> **GIVEN EXERCISE**: Repeat the material verbatim and drop the pictures.

-- Start of DATA --

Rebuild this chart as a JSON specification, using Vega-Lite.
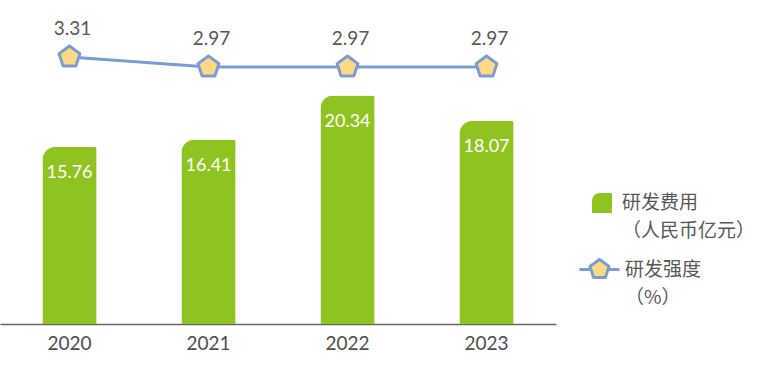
{
  "$schema": "https://vega.github.io/schema/vega-lite/v6.json",
  "width": 556,
  "height": 324,
  "padding": 0,
  "autosize": {"type": "pad"},
  "config": {
    "view": {"stroke": null},
    "font": "Lato, Noto Sans CJK SC",
    "legend": {"padding": 0}
  },
  "data": {
    "values": [
      {"year": "2020", "cost": 15.76, "ratio": 3.31, "s1": "研发费用", "s2": "研发强度"},
      {"year": "2021", "cost": 16.41, "ratio": 2.97, "s1": "研发费用", "s2": "研发强度"},
      {"year": "2022", "cost": 20.34, "ratio": 2.97, "s1": "研发费用", "s2": "研发强度"},
      {"year": "2023", "cost": 18.07, "ratio": 2.97, "s1": "研发费用", "s2": "研发强度"}
    ]
  },
  "encoding": {
    "x": {
      "field": "year",
      "type": "nominal",
      "scale": {"paddingInner": 0.61, "paddingOuter": 0.305},
      "axis": {
        "title": null,
        "labelAngle": 0,
        "ticks": false,
        "labelFontSize": 19,
        "labelColor": "#4d4d4d",
        "labelPadding": 10,
        "domainColor": "#666666",
        "domainWidth": 1.5,
        "labelFont": "Lato"
      }
    }
  },
  "layer": [
    {
      "encoding": {
        "y": {"field": "cost", "type": "quantitative", "scale": {"domain": [0, 28.85]}, "axis": null}
      },
      "layer": [
        {
          "mark": {"type": "bar", "cornerRadiusTopLeft": 13, "cornerRadiusTopRight": 2},
          "encoding": {
            "fill": {
              "field": "s1",
              "type": "nominal",
              "scale": {"range": ["#8FC31F"]},
              "legend": {
                "orient": "none",
                "legendX": 592,
                "legendY": 193,
                "title": null,
                "symbolType": "M-1,1 L-1,-0.2 A0.8,0.8 0 0 1 -0.2,-1 L0.85,-1 A0.15,0.15 0 0 1 1,-0.85 L1,1 Z",
                "symbolSize": 400,
                "symbolStrokeWidth": 0,
                "labelExpr": "['研发费用', '（人民币亿元）']",
                "labelFontSize": 19,
                "labelColor": "#595757",
                "labelFont": "Noto Sans CJK SC",
                "labelLimit": 300,
                "labelOffset": 10,
                "encode": {"labels": {"update": {"lineHeight": {"value": 28}}}}
              }
            }
          }
        },
        {
          "mark": {"type": "text", "baseline": "middle", "dy": 26, "fontSize": 18, "color": "white", "font": "Lato"},
          "encoding": {"text": {"field": "cost", "type": "quantitative", "format": ".2f"}}
        }
      ]
    },
    {
      "encoding": {
        "y": {"field": "ratio", "type": "quantitative", "scale": {"domain": [-5.77, 5.25]}, "axis": null}
      },
      "layer": [
        {
          "mark": {"type": "line", "strokeWidth": 3},
          "encoding": {
            "stroke": {
              "field": "s2",
              "type": "nominal",
              "scale": {"range": ["#7B9BD4"]},
              "legend": {
                "orient": "none",
                "legendX": 578,
                "legendY": 248,
                "title": null,
                "symbolType": "M-1,0 L-0.43,0 M0.43,0 L1,0 M0,-0.5 L0.476,-0.155 L0.294,0.405 L-0.294,0.405 L-0.476,-0.155 Z",
                "symbolSize": 1600,
                "symbolStrokeWidth": 3,
                "symbolFillColor": "#FDD985",
                "labelExpr": "['研发强度', '（%）']",
                "labelFontSize": 19,
                "labelColor": "#595757",
                "labelFont": "Noto Sans CJK SC",
                "labelLimit": 300,
                "labelOffset": 4,
                "encode": {
                  "labels": {"update": {"lineHeight": {"value": 28}}},
                  "symbols": {"update": {"fill": {"value": "#FDD985"}, "stroke": {"value": "#7B9BD4"}, "strokeJoin": {"value": "round"}}}
                }
              }
            }
          }
        },
        {
          "mark": {
            "type": "point",
            "shape": "M0,-1 L0.951,-0.309 L0.588,0.809 L-0.588,0.809 L-0.951,-0.309 Z",
            "filled": true,
            "fill": "#FDD985",
            "stroke": "#7B9BD4",
            "strokeWidth": 3,
            "strokeJoin": "round",
            "size": 480,
            "opacity": 1
          }
        },
        {
          "mark": {"type": "text", "baseline": "middle", "dy": -28, "dx": 3, "fontSize": 19, "color": "#595757", "font": "Lato"},
          "encoding": {"text": {"field": "ratio", "type": "quantitative", "format": ".2f"}}
        }
      ]
    }
  ],
  "resolve": {"scale": {"y": "independent"}}
}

-- End of DATA --

> **SOLUTION TO THE PROBLEM**:
Rebuild this chart as a JSON specification, using Vega-Lite.
{
  "$schema": "https://vega.github.io/schema/vega-lite/v6.json",
  "width": 556,
  "height": 324,
  "padding": 0,
  "autosize": {"type": "pad"},
  "config": {
    "view": {"stroke": null},
    "font": "Lato, Noto Sans CJK SC",
    "legend": {"padding": 0}
  },
  "data": {
    "values": [
      {"year": "2020", "cost": 15.76, "ratio": 3.31, "s1": "研发费用", "s2": "研发强度"},
      {"year": "2021", "cost": 16.41, "ratio": 2.97, "s1": "研发费用", "s2": "研发强度"},
      {"year": "2022", "cost": 20.34, "ratio": 2.97, "s1": "研发费用", "s2": "研发强度"},
      {"year": "2023", "cost": 18.07, "ratio": 2.97, "s1": "研发费用", "s2": "研发强度"}
    ]
  },
  "encoding": {
    "x": {
      "field": "year",
      "type": "nominal",
      "scale": {"paddingInner": 0.61, "paddingOuter": 0.305},
      "axis": {
        "title": null,
        "labelAngle": 0,
        "ticks": false,
        "labelFontSize": 19,
        "labelColor": "#4d4d4d",
        "labelPadding": 10,
        "domainColor": "#666666",
        "domainWidth": 1.5,
        "labelFont": "Lato"
      }
    }
  },
  "layer": [
    {
      "encoding": {
        "y": {"field": "cost", "type": "quantitative", "scale": {"domain": [0, 28.85]}, "axis": null}
      },
      "layer": [
        {
          "mark": {"type": "bar", "cornerRadiusTopLeft": 13, "cornerRadiusTopRight": 2},
          "encoding": {
            "fill": {
              "field": "s1",
              "type": "nominal",
              "scale": {"range": ["#8FC31F"]},
              "legend": {
                "orient": "none",
                "legendX": 592,
                "legendY": 193,
                "title": null,
                "symbolType": "M-1,1 L-1,-0.2 A0.8,0.8 0 0 1 -0.2,-1 L0.85,-1 A0.15,0.15 0 0 1 1,-0.85 L1,1 Z",
                "symbolSize": 400,
                "symbolStrokeWidth": 0,
                "labelExpr": "['研发费用', '（人民币亿元）']",
                "labelFontSize": 19,
                "labelColor": "#595757",
                "labelFont": "Noto Sans CJK SC",
                "labelLimit": 300,
                "labelOffset": 10,
                "encode": {"labels": {"update": {"lineHeight": {"value": 28}}}}
              }
            }
          }
        },
        {
          "mark": {"type": "text", "baseline": "middle", "dy": 26, "fontSize": 18, "color": "white", "font": "Lato"},
          "encoding": {"text": {"field": "cost", "type": "quantitative", "format": ".2f"}}
        }
      ]
    },
    {
      "encoding": {
        "y": {"field": "ratio", "type": "quantitative", "scale": {"domain": [-5.77, 5.25]}, "axis": null}
      },
      "layer": [
        {
          "mark": {"type": "line", "strokeWidth": 3},
          "encoding": {
            "stroke": {
              "field": "s2",
              "type": "nominal",
              "scale": {"range": ["#7B9BD4"]},
              "legend": {
                "orient": "none",
                "legendX": 578,
                "legendY": 248,
                "title": null,
                "symbolType": "M-1,0 L-0.43,0 M0.43,0 L1,0 M0,-0.5 L0.476,-0.155 L0.294,0.405 L-0.294,0.405 L-0.476,-0.155 Z",
                "symbolSize": 1600,
                "symbolStrokeWidth": 3,
                "symbolFillColor": "#FDD985",
                "labelExpr": "['研发强度', '（%）']",
                "labelFontSize": 19,
                "labelColor": "#595757",
                "labelFont": "Noto Sans CJK SC",
                "labelLimit": 300,
                "labelOffset": 4,
                "encode": {
                  "labels": {"update": {"lineHeight": {"value": 28}}},
                  "symbols": {"update": {"fill": {"value": "#FDD985"}, "stroke": {"value": "#7B9BD4"}, "strokeJoin": {"value": "round"}}}
                }
              }
            }
          }
        },
        {
          "mark": {
            "type": "point",
            "shape": "M0,-1 L0.951,-0.309 L0.588,0.809 L-0.588,0.809 L-0.951,-0.309 Z",
            "filled": true,
            "fill": "#FDD985",
            "stroke": "#7B9BD4",
            "strokeWidth": 3,
            "strokeJoin": "round",
            "size": 480,
            "opacity": 1
          }
        },
        {
          "mark": {"type": "text", "baseline": "middle", "dy": -28, "dx": 3, "fontSize": 19, "color": "#595757", "font": "Lato"},
          "encoding": {"text": {"field": "ratio", "type": "quantitative", "format": ".2f"}}
        }
      ]
    }
  ],
  "resolve": {"scale": {"y": "independent"}}
}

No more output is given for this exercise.